Yes.  And if I meet Thrun again, or anyone who seems similar to Thrun, that's just what I'll do.

Just as I'll assign a slightly higher probability that I might be right, the next time I find what looks like an error in a famous math book.  In fact, one of the reasons why I lingered on what looked like a problem in Pearl's Causality, was that I'd previously found an acknowledged typo in Probability Theory: The Logic of Science.

My rhythm of disagreement is not a fixed rule, it seems.  A fixed rule would be beyond updating by experience.

I tried to explain why I disagreed with Roger Schank, and Robin said, "All else equal a younger person is more likely to be right in a disagreement?"

But all else wasn't equal.  That was the point.  Roger Schank is a partisan of what one might best describe as "old school" AI, i.e.,  suggestively named LISP tokens.
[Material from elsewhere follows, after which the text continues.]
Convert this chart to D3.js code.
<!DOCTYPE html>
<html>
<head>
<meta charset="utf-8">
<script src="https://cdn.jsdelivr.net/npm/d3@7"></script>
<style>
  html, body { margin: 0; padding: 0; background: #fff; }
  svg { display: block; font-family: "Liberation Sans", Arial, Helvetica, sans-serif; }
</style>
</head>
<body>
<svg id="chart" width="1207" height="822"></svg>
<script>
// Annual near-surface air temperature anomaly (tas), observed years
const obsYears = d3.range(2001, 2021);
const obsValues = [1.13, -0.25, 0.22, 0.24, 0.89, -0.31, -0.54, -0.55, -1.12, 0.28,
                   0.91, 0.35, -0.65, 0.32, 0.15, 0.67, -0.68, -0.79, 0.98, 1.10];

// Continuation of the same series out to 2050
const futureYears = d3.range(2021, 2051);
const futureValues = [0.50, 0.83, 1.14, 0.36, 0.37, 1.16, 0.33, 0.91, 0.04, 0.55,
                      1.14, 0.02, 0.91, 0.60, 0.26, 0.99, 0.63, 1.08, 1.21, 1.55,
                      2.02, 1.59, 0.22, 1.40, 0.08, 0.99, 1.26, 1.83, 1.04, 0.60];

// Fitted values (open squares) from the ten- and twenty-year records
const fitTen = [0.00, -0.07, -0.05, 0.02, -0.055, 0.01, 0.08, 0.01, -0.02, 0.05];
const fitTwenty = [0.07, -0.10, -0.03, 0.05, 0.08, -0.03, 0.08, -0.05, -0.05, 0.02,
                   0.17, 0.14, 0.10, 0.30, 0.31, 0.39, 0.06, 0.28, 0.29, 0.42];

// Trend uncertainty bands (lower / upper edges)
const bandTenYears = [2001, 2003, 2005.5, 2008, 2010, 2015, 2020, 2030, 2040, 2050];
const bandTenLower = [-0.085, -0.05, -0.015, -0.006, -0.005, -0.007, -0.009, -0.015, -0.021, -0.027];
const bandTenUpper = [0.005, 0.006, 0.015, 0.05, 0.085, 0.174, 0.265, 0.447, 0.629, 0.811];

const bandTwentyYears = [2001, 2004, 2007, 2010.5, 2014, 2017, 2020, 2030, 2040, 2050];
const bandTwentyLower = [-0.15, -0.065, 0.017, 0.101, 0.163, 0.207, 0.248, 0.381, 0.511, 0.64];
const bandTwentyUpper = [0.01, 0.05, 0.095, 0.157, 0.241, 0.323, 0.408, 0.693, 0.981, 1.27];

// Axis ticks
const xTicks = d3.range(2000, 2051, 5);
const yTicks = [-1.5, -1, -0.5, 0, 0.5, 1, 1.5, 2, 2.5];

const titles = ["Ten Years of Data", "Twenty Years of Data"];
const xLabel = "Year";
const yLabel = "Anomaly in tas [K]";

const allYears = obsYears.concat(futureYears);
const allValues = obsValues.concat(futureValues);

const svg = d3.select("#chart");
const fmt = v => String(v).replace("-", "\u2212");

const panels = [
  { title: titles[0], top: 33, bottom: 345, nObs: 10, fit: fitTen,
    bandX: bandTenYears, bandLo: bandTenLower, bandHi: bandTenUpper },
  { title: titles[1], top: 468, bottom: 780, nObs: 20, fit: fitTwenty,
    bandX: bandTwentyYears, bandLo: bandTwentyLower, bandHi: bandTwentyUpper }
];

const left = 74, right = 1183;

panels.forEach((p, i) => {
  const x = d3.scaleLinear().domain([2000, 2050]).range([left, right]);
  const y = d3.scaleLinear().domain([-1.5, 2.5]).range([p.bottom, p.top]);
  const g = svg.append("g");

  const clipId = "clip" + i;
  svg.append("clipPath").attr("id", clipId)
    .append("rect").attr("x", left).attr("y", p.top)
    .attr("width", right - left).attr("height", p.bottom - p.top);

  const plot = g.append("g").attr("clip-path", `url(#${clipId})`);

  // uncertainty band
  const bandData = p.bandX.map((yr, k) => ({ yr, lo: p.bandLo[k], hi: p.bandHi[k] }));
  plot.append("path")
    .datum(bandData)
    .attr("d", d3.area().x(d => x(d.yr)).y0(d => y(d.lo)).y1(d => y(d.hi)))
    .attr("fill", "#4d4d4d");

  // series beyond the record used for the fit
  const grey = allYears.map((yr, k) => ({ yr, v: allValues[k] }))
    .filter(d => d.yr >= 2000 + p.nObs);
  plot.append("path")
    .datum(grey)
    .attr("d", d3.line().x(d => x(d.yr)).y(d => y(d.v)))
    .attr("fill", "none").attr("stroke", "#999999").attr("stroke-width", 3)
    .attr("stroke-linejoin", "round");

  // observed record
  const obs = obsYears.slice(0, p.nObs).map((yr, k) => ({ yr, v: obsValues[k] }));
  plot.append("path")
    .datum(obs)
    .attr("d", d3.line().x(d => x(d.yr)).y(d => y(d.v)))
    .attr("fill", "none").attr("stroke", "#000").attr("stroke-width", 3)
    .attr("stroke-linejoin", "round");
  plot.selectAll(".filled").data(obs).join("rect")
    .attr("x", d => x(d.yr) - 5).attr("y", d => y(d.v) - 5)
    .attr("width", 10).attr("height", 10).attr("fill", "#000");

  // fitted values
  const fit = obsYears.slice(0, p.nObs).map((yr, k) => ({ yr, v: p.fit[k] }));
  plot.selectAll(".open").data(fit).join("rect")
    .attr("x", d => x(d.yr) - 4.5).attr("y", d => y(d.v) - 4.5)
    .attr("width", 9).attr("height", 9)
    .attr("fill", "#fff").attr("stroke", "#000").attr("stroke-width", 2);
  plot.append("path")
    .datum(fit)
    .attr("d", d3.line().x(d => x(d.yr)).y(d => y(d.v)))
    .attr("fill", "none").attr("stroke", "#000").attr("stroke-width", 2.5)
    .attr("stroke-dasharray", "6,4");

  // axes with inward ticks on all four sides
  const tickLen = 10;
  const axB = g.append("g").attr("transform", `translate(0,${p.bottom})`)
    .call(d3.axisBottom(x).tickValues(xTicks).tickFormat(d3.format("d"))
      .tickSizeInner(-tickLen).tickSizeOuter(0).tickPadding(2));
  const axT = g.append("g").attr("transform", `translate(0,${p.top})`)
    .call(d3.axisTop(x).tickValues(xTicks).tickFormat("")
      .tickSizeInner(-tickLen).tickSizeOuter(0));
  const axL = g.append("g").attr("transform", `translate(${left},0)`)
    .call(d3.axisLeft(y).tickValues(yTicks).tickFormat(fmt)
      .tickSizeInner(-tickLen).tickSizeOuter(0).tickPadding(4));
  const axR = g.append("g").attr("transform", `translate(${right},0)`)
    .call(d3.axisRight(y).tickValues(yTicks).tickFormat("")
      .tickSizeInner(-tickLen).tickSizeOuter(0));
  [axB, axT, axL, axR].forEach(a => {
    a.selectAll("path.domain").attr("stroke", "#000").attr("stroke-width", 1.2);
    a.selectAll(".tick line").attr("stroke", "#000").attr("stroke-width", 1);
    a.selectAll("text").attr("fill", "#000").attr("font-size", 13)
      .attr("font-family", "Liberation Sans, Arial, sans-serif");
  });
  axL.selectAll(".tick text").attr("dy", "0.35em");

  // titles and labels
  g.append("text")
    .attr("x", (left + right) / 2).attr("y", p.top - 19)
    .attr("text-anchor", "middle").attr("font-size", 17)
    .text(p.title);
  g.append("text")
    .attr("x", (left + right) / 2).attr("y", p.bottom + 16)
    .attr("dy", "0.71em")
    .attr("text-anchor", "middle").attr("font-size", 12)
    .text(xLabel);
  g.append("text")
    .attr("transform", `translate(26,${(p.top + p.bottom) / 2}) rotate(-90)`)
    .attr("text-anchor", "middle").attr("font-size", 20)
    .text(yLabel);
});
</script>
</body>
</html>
Is it good for the young to disagree with the old?  Sometimes.  Not all the time.  Just some of the time.  When?  Ah, that's the question!  Even in general, if you are disagreeing about the future course of AI with a famous old AI researcher, and the famous old AI researcher is of the school of suggestively named LISP tokens, and you yourself are 21 years old and have taken one undergraduate course taught with "Artificial Intelligence: A Modern Approach" that you thought was great... then I would tell you to go for it.  Probably both of you are wrong.  But if you forced me to bet money on one or the other, without hearing the specific argument, I'd go with the young upstart.  Then again, the young upstart is not me, so how do they know that rule?

It's hard enough to say what the rhythm of disagreement should be in my own case.  I would hesitate to offer general advice to others, save the obvious:  Be less ready to disagree with a supermajority than a mere majority; be less ready to disagree outside than inside your expertise; always pay close attention to the object-level arguments; never let the debate become about tribal status.